The ancient DNA study is the largest of its kind from
Africa, involving 135 skeletons dating to late-medieval and early-modern times,
80 of which have yielded analyzable DNA.
To figure out where these people came from, the researchers
compared genetic signatures from the dug-up bones with cheek swabs or saliva
samples taken from modern-day individuals living in Africa, the Middle East and
around the world.
The burial-site DNA traced back to two primary sources:
Africans and present-day Iranians. Smaller contributions came from South Asians
and Arabs, with foreign DNA representing about half of the skeletons’
genealogy.
“It’s surprising that the genetic signature is so strong,”
said Jeffrey Fleisher, an archaeologist at Rice University who helped excavate
the Tanzanian sites included in the analysis. He had predicted that the genetic
influence from outside of Africa would be much smaller, he said.
Different patterns of inheritance for different stretches of
DNA have revealed how the genetic mixing came about.
“It’s surprising that the genetic signature is so strong.”
Gene sequences from tiny power factories inside the cell,
known as mitochondria, were overwhelmingly African in origin. Since children
inherit these bits of DNA only from their mothers, the researchers inferred
that the maternal forebears of the Swahili people were mostly of African
descent.
By comparison, the Y chromosome, passed from father to son,
was chock-full of Asian DNA that the researchers found was common in modern-day
Iran. So, a large fraction of Swahili ancestry presumably came from Persian
men.
The picture that emerges is one of Persian men mixing with
African women at multiple locations along the Swahili Coast around the turn of
the first millennium, with each group contributing about half of the genes that
are found in Swahili people today. (African men and Indian women added small
amounts to the gene pool.)
“The genetic evidence enriches our understanding of the
history,” said Abdul Sheriff, a historian and former museum curator in
Zanzibar, Tanzania. “All of this really jells together to explain more fully
how this civilization came about.”
Reich initially assumed that conquering men settled the
region by force, displacing the local males in the process. “My hypothesis was
that this was a genetic signature of inequality and exploitation,” he said.

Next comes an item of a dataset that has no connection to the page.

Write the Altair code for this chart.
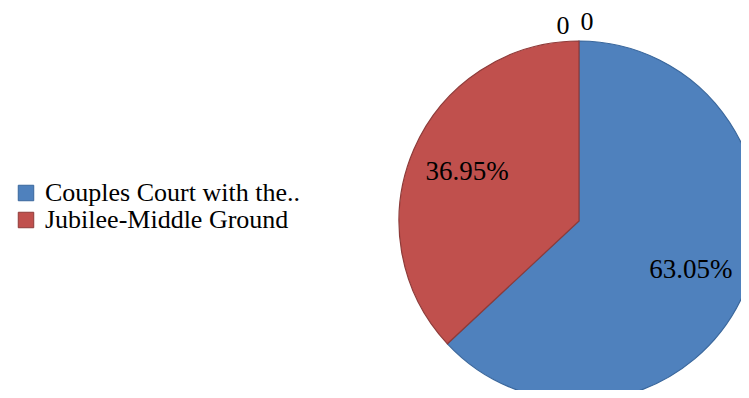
import altair as alt
import pandas as pd

categories = ["Couples Court with the..", "Jubilee-Middle Ground", "Series 3", "Series 4"]
values = [63.05, 36.95, 0, 0]
labels = ["63.05%", "36.95%", "0", "0"]
legend_categories = categories[:2]
fill_colors = ["#4F81BD", "#C0504D"]
stroke_colors = ["#3A679C", "#8E3B39"]

df = pd.DataFrame({"category": categories, "value": values, "label": labels,
                   "idx": list(range(len(categories)))})

FONT = "Liberation Serif"
CX, CY = 571, 213

base = alt.Chart(df).encode(
    theta=alt.Theta("value:Q", stack=True),
    order=alt.Order("idx:Q"),
    x=alt.value(CX),
    y=alt.value(CY),
)

arcs = base.transform_filter(alt.datum.value > 0).mark_arc(radius=180, strokeWidth=1.2).encode(
    color=alt.Color("category:N", scale=alt.Scale(domain=legend_categories, range=fill_colors),
                    legend=alt.Legend(title=None, orient="none", legendX=5, legendY=172,
                                      labelFont=FONT, labelFontSize=26, labelColor="black",
                                      symbolType="square", symbolSize=240, symbolStrokeWidth=1,
                                      labelOffset=6, rowPadding=1, padding=0, labelLimit=400)),
    stroke=alt.Stroke("category:N", scale=alt.Scale(domain=legend_categories, range=stroke_colors),
                      legend=None),
)

pct = base.transform_filter(alt.datum.value > 0).mark_text(
    radius=122, font=FONT, fontSize=27, color="black", align="center", baseline="middle"
).encode(text="label:N", detail="category:N")

zero1 = base.mark_text(radius=195, dx=-16, font=FONT, fontSize=26, color="black",
                       align="center", baseline="middle").encode(
    text=alt.condition(alt.datum.category == categories[2], alt.value("0"), alt.value("")),
    detail="category:N")
zero2 = base.mark_text(radius=199, dx=8, font=FONT, fontSize=26, color="black",
                       align="center", baseline="middle").encode(
    text=alt.condition(alt.datum.category == categories[3], alt.value("0"), alt.value("")),
    detail="category:N")

chart = alt.layer(arcs, pct, zero1, zero2).properties(
    width=733, height=382, padding=0,
    autosize=alt.AutoSizeParams(type="none"),
).configure_view(stroke=None)

chart.save("out.html", embed_options={"renderer": "svg", "actions": False})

This is what he had seen in other parts of the world. In the
Americas, for example, where a history of colonization, enslavement and
subjugation explains why almost all the foreign ancestry in African American
and Latin American individuals comes from European males.
But that turned out to be a “naive expectation,” Reich said,
because “it didn’t take into account the cultural context in this particular
case.”
In East Africa, Persian customs never came to dominate.

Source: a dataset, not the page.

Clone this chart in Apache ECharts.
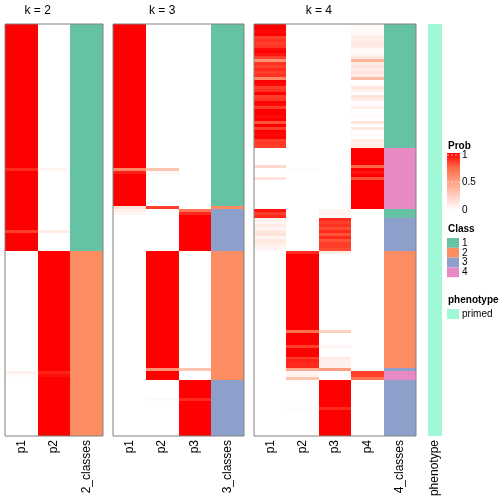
<!DOCTYPE html>
<html><head><meta charset="utf-8">
<script src="https://cdn.jsdelivr.net/npm/echarts@6/dist/echarts.min.js"></script>
<style>html,body{margin:0;padding:0;background:#fff}#c{width:504px;height:504px}</style>
</head><body><div id="c"></div><script>
// ---- data (rows top to bottom, 140 samples) ----
const k2Columns = ['p1', 'p2', '2_classes'];
const k3Columns = ['p1', 'p2', 'p3', '3_classes'];
const k4Columns = ['p1', 'p2', 'p3', 'p4', '4_classes'];
const phenoColumns = ['phenotype'];
const classLabels = ['1', '2', '3', '4'];
const probTicks = ['1', '0.5', '0'];

const k2_p1 = [
1,1,1,1,1,1,1,1,1,1,1,1,1,1,1,1,1,1,1,1,
1,1,1,1,1,1,1,1,1,1,1,1,1,1,1,1,1,1,1,1,
1,1,1,1,1,1,1,1,1,0.9,1,1,1,1,1,1,1,1,1,1,
1,1,1,1,1,1,1,1,1,1,0.85,1,1,1,1,1,1,0,0,0,
0,0,0,0,0,0,0,0,0,0,0,0,0,0,0,0,0,0,0,0,
0,0,0,0,0,0,0,0,0,0,0,0,0,0,0,0,0,0,0.06,0.03,
0,0,0,0,0,0,0,0,0,0,0,0,0,0,0,0,0,0,0,0];
const k2_p2 = [
0,0,0,0,0,0,0,0,0,0,0,0,0,0,0,0,0,0,0,0,
0,0,0,0,0,0,0,0,0,0,0,0,0,0,0,0,0,0,0,0,
0,0,0,0,0,0,0,0,0,0.05,0,0,0,0,0,0,0,0,0,0,
0,0,0,0,0,0,0,0,0,0,0.1,0,0,0,0,0,0,1,1,1,
1,1,1,1,1,1,1,1,1,1,1,1,1,1,1,1,1,1,1,1,
1,1,1,1,1,1,1,1,1,1,1,1,1,1,1,1,1,1,0.92,0.96,
1,1,1,1,1,1,1,1,1,1,1,1,1,1,1,1,1,1,1,1];
const k2_class = [
1,1,1,1,1,1,1,1,1,1,1,1,1,1,1,1,1,1,1,1,
1,1,1,1,1,1,1,1,1,1,1,1,1,1,1,1,1,1,1,1,
1,1,1,1,1,1,1,1,1,1,1,1,1,1,1,1,1,1,1,1,
1,1,1,1,1,1,1,1,1,1,1,1,1,1,1,1,1,2,2,2,
2,2,2,2,2,2,2,2,2,2,2,2,2,2,2,2,2,2,2,2,
2,2,2,2,2,2,2,2,2,2,2,2,2,2,2,2,2,2,2,2,
2,2,2,2,2,2,2,2,2,2,2,2,2,2,2,2,2,2,2,2];

const k3_p1 = [
1,1,1,1,1,1,1,1,1,1,1,1,1,1,1,1,1,1,1,1,
1,1,1,1,1,1,1,1,1,1,1,1,1,1,1,1,1,1,1,1,
1,1,1,1,1,1,1,1,1,0.6,0.92,1,1,1,1,1,1,1,1,1,
1,1,0.15,0.07,0.04,0,0,0,0,0,0,0,0,0,0,0,0,0,0,0,
0,0,0,0,0,0,0,0,0,0,0,0,0,0,0,0,0,0,0,0,
0,0,0,0,0,0,0,0,0,0,0,0,0,0,0,0,0,0,0,0,
0,0,0,0,0,0,0,0,0,0,0,0,0,0,0,0,0,0,0,0];
const k3_p2 = [
0,0,0,0,0,0,0,0,0,0,0,0,0,0,0,0,0,0,0,0,
0,0,0,0,0,0,0,0,0,0,0,0,0,0,0,0,0,0,0,0,
0,0,0,0,0,0,0,0,0,0.3,0.04,0,0,0,0,0,0,0,0,0,
0,0,0.85,0,0,0,0,0,0,0,0,0,0,0,0,0,0,1,1,1,
1,1,1,1,1,1,1,1,1,1,1,1,1,1,1,1,1,1,1,1,
1,1,1,1,1,1,1,1,1,1,1,1,1,1,1,1,1,0.55,1,1,
1,0,0,0,0,0,0,0.03,0,0,0,0,0,0,0,0,0,0,0,0];
const k3_p3 = [
0,0,0,0,0,0,0,0,0,0,0,0,0,0,0,0,0,0,0,0,
0,0,0,0,0,0,0,0,0,0,0,0,0,0,0,0,0,0,0,0,
0,0,0,0,0,0,0,0,0,0,0,0,0,0,0,0,0,0,0,0,
0,0,0,0.7,0.9,1,1,1,1,1,1,1,1,1,1,1,1,0,0,0,
0,0,0,0,0,0,0,0,0,0,0,0,0,0,0,0,0,0,0,0,
0,0,0,0,0,0,0,0,0,0,0,0,0,0,0,0,0,0.3,0,0,
0,1,1,1,1,1,1,0.9,1,1,1,1,1,1,1,1,1,1,1,1];
const k3_class = [
1,1,1,1,1,1,1,1,1,1,1,1,1,1,1,1,1,1,1,1,
1,1,1,1,1,1,1,1,1,1,1,1,1,1,1,1,1,1,1,1,
1,1,1,1,1,1,1,1,1,1,1,1,1,1,1,1,1,1,1,1,
1,1,2,3,3,3,3,3,3,3,3,3,3,3,3,3,3,2,2,2,
2,2,2,2,2,2,2,2,2,2,2,2,2,2,2,2,2,2,2,2,
2,2,2,2,2,2,2,2,2,2,2,2,2,2,2,2,2,2,2,2,
2,3,3,3,3,3,3,3,3,3,3,3,3,3,3,3,3,3,3,3];

const k4_p1 = [
1,1,0.98,1,0.85,0.88,0.85,0.87,0.97,1,0.95,0.85,0.55,0.88,0.85,0.9,0.85,0.88,0.6,1,
0.98,0.85,0.88,1,0.85,0.87,1,0.98,0.85,1,1,0.97,1,0.8,1,0.85,1,0.98,1,0.85,
0.87,0.85,0,0,0,0,0,0,0.2,0,0,0,0.15,0,0,0,0,0,0,0,
0,0,0,0.95,0.85,0.9,0.08,0.05,0.1,0.05,0.12,0.15,0.05,0.12,0.1,0.06,0.04,0,0,0,
0,0,0,0,0,0,0,0,0,0,0,0,0,0,0,0,0,0,0,0,
0,0,0,0,0,0,0,0,0,0,0,0,0,0,0,0,0,0,0,0,
0,0,0,0,0,0,0,0,0,0,0,0,0,0,0,0,0,0,0,0];
const k4_p2 = [
0,0,0,0,0,0,0,0,0,0,0,0,0,0,0,0,0,0,0,0,
0,0,0,0,0,0,0,0,0,0,0,0,0,0,0,0,0,0,0,0,
0,0,0,0,0,0,0,0,0,0.02,0,0,0,0,0,0,0,0,0,0,
0,0,0,0,0,0,0,0,0,0,0,0,0,0,0,0,0,0.9,1,1,
1,1,1,1,1,1,1,1,1,1,1,1,1,1,1,1,1,1,1,1,
1,1,1,1,0.7,1,1,1,1,0.85,1,1,1,0.85,0.92,0.9,0.9,0.45,0.05,0.08,
0.3,0,0,0,0,0,0,0,0,0,0.02,0,0,0,0,0,0,0,0,0];
const k4_p3 = [
0,0,0,0,0,0,0,0,0,0,0,0,0,0,0,0,0,0,0,0,
0,0,0,0,0,0,0,0,0,0,0,0,0,0,0,0,0,0,0,0,
0,0,0,0,0,0,0,0,0,0,0,0,0,0,0,0,0,0,0,0,
0,0,0,0.05,0.08,0.02,0.9,0.85,0.88,0.82,0.9,0.8,0.9,0.8,0.85,0.85,0.82,0.1,0,0,
0,0,0,0,0,0,0,0,0,0,0,0,0,0,0,0,0,0,0,0,
0,0,0,0,0.25,0,0,0,0,0.05,0,0,0,0.12,0.06,0.08,0.08,0.5,0,0,
0,1,1,1,1,1,1,1,1,1,0.9,1,1,1,1,1,1,1,1,1];
const k4_p4 = [
0.03,0.02,0.02,0.05,0.1,0.08,0.12,0.1,0.03,0.02,0.05,0.12,0.4,0.1,0.15,0.08,0.15,0.1,0.35,0,
0.02,0.12,0.08,0,0.15,0.1,0,0.02,0.08,0,0,0.03,0,0.15,0,0.12,0,0.02,0,0.1,
0.08,0.1,1,1,1,1,1,1,0.75,1,0.95,1,0.8,1,1,1,1,1,1,1,
1,1,1,0,0,0,0,0,0,0,0,0,0,0,0,0,0,0,0,0,
0,0,0,0,0,0,0,0,0,0,0,0,0,0,0,0,0,0,0,0,
0,0,0,0,0,0,0,0,0,0,0,0,0,0,0,0,0,0.03,0.85,0.85,
0.7,0,0,0,0,0,0,0,0,0,0,0,0,0,0,0,0,0,0,0];
const k4_class = [
1,1,1,1,1,1,1,1,1,1,1,1,1,1,1,1,1,1,1,1,
1,1,1,1,1,1,1,1,1,1,1,1,1,1,1,1,1,1,1,1,
1,1,4,4,4,4,4,4,4,4,4,4,4,4,4,4,4,4,4,4,
4,4,4,1,1,1,3,3,3,3,3,3,3,3,3,3,3,2,2,2,
2,2,2,2,2,2,2,2,2,2,2,2,2,2,2,2,2,2,2,2,
2,2,2,2,2,2,2,2,2,2,2,2,2,2,2,2,2,3,4,4,
4,3,3,3,3,3,3,3,3,3,3,3,3,3,3,3,3,3,3,3];
const phenotype = new Array(140).fill('primed');
const phenotypeLevels = ['primed'];

// ---- styles ----
const FONT = 'Liberation Sans, Arial, Helvetica, sans-serif';
const probColors = ['#FFFFFF', '#FFCFBF', '#FF9E81', '#FF6846', '#FF0000'];
const classColors = ['#66C2A5', '#FC8D62', '#8DA0CB', '#E78AC3'];
const phenoColors = ['#A0F8D6'];

const rows = k2_class.map((_, i) => String(i));
const panels = [
  { title: 'k = 2', cols: k2Columns, probs: [k2_p1, k2_p2], cls: k2_class, left: 5, width: 98 },
  { title: 'k = 3', cols: k3Columns, probs: [k3_p1, k3_p2, k3_p3], cls: k3_class, left: 113, width: 131 },
  { title: 'k = 4', cols: k4Columns, probs: [k4_p1, k4_p2, k4_p3, k4_p4], cls: k4_class, left: 254, width: 162 }
];
const TOP = 24, H = 412;

// cell renderer: snap cell edges to whole pixels so neighbouring cells meet without seams
function renderCell(params, api) {
  const c = api.coord([api.value(0), api.value(1)]);
  const s = api.size([1, 1]);
  const x0 = Math.round(c[0] - s[0] / 2), x1 = Math.round(c[0] + s[0] / 2);
  const y0 = Math.round(c[1] - s[1] / 2), y1 = Math.round(c[1] + s[1] / 2);
  return { type: 'rect', shape: { x: x0, y: y0, width: x1 - x0, height: y1 - y0 },
    style: { fill: api.visual('color') } };
}

const grid = [], xAxis = [], yAxis = [], series = [], graphic = [];
const probSeries = [], classSeries = [];
function addAxes(gi, cols) {
  xAxis.push({ type: 'category', gridIndex: gi, data: cols, position: 'bottom',
    axisLine: { show: false }, axisTick: { show: false }, splitLine: { show: false },
    axisLabel: { rotate: 90, interval: 0, margin: 4, fontSize: 12, color: '#000', fontFamily: FONT } });
  yAxis.push({ type: 'category', gridIndex: gi, data: rows, inverse: true, show: false });
}
function cellSeries(gi, data) {
  return { type: 'custom', xAxisIndex: gi, yAxisIndex: gi, data: data, silent: true,
    encode: { x: 0, y: 1 }, renderItem: renderCell };
}
panels.forEach((p, gi) => {
  grid.push({ left: p.left, top: TOP, width: p.width, height: H, show: true, z: 10,
    borderColor: '#808080', borderWidth: 1, backgroundColor: 'transparent' });
  addAxes(gi, p.cols);
  const pd = [];
  p.probs.forEach((arr, c) => arr.forEach((v, r) => pd.push([c, r, v])));
  probSeries.push(series.length);
  series.push(cellSeries(gi, pd));
  const cd = p.cls.map((v, r) => [p.probs.length, r, v]);
  classSeries.push(series.length);
  series.push(cellSeries(gi, cd));
  const cx = p.left + p.width * p.probs.length / p.cols.length / 2;
  graphic.push({ type: 'text', x: cx, y: 11, style: { text: p.title, font: '12px ' + FONT,
    fill: '#000', textAlign: 'center', textVerticalAlign: 'middle' } });
});
// phenotype column
grid.push({ left: 428, top: TOP, width: 14, height: H, show: false });
addAxes(3, phenoColumns);
const phenoSeriesIndex = series.length;
series.push(cellSeries(3, phenotype.map((v, r) => [0, r, phenotypeLevels.indexOf(v) + 1])));

// ---- legend (drawn as graphic) ----
const LX = 447;
graphic.push({ type: 'text', x: LX + 1, y: 146, style: { text: 'Prob', font: 'bold 10px ' + FONT, fill: '#000', textVerticalAlign: 'middle' } });
graphic.push({ type: 'rect', shape: { x: LX, y: 153, width: 13, height: 57 },
  style: { fill: { type: 'linear', x: 0, y: 0, x2: 0, y2: 1, colorStops: [
    { offset: 0, color: probColors[4] }, { offset: 0.25, color: probColors[3] },
    { offset: 0.5, color: probColors[2] }, { offset: 0.75, color: probColors[1] },
    { offset: 1, color: probColors[0] } ] } } });
[155, 182].forEach(y => graphic.push({ type: 'line', shape: { x1: LX, y1: y, x2: LX + 13, y2: y },
  style: { stroke: 'rgba(255,255,255,0.7)', lineWidth: 1, lineDash: [2, 2] } }));
[155, 182, 210].forEach((y, i) => graphic.push({ type: 'text', x: LX + 15, y: y,
  style: { text: probTicks[i], font: '10px ' + FONT, fill: '#000', textVerticalAlign: 'middle' } }));
graphic.push({ type: 'text', x: LX + 1, y: 229, style: { text: 'Class', font: 'bold 10px ' + FONT, fill: '#000', textVerticalAlign: 'middle' } });
classLabels.forEach((t, i) => {
  const y = 238 + i * 9.8;
  graphic.push({ type: 'rect', shape: { x: LX, y: y, width: 12, height: 9.8 }, style: { fill: classColors[i] } });
  graphic.push({ type: 'text', x: LX + 15, y: y + 5, style: { text: t, font: '10px ' + FONT, fill: '#000', textVerticalAlign: 'middle' } });
});
graphic.push({ type: 'text', x: LX + 1, y: 300, style: { text: 'phenotype', font: 'bold 10px ' + FONT, fill: '#000', textVerticalAlign: 'middle' } });
phenotypeLevels.forEach((t, i) => {
  graphic.push({ type: 'rect', shape: { x: LX, y: 309 + i * 10, width: 12, height: 10 }, style: { fill: phenoColors[i] } });
  graphic.push({ type: 'text', x: LX + 15, y: 314 + i * 10, style: { text: t, font: '10px ' + FONT, fill: '#000', textVerticalAlign: 'middle' } });
});

const chart = echarts.init(document.getElementById('c'), null, { renderer: 'canvas' });
chart.setOption({
  animation: false,
  backgroundColor: '#fff',
  grid, xAxis, yAxis, series, graphic,
  visualMap: [
    { type: 'continuous', min: 0, max: 1, dimension: 2, seriesIndex: probSeries, show: false, inRange: { color: probColors } },
    { type: 'piecewise', dimension: 2, seriesIndex: classSeries, show: false,
      pieces: classLabels.map((l, i) => ({ value: i + 1, color: classColors[i] })) },
    { type: 'piecewise', dimension: 2, seriesIndex: [phenoSeriesIndex], show: false,
      pieces: phenotypeLevels.map((l, i) => ({ value: i + 1, color: phenoColors[i] })) }
  ]
});
</script></body></html>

Instead, most foreign influences — language, architecture, fashion, arts — were
incorporated into a way of life that remained predominantly African in
character, with social strictures, kinship systems and agricultural practices
that reflected Indigenous traditions.
“Swahili was an absorbing society,” said Adria LaViolette,
an archaeologist at the University of Virginia who has worked on the East
African coast for more than 35 years. Even as the Persians influenced the
culture, “they became Swahili,” she said.

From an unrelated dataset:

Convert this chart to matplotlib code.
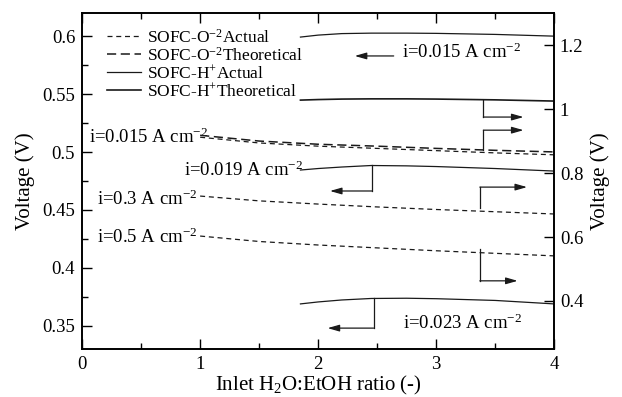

One major caveat to the study: Nearly all the bones and
teeth came from ornamental tombs that were located near grand mosques, sites
where only the upper class would have been laid to rest. As such, Chapurukha
Kusimba, one of the study’s authors, said that the results might not be
representative of the general populace.
A Kenyan-born anthropological archaeologist from the
University of South Florida, Kusimba is now looking for skeletons from less
well-to-do burial sites along the Swahili coast. But until he has those gene
sequences in hand, it will be impossible to say just how far-reaching the
foreign influence has been on the DNA of people of Swahili descent.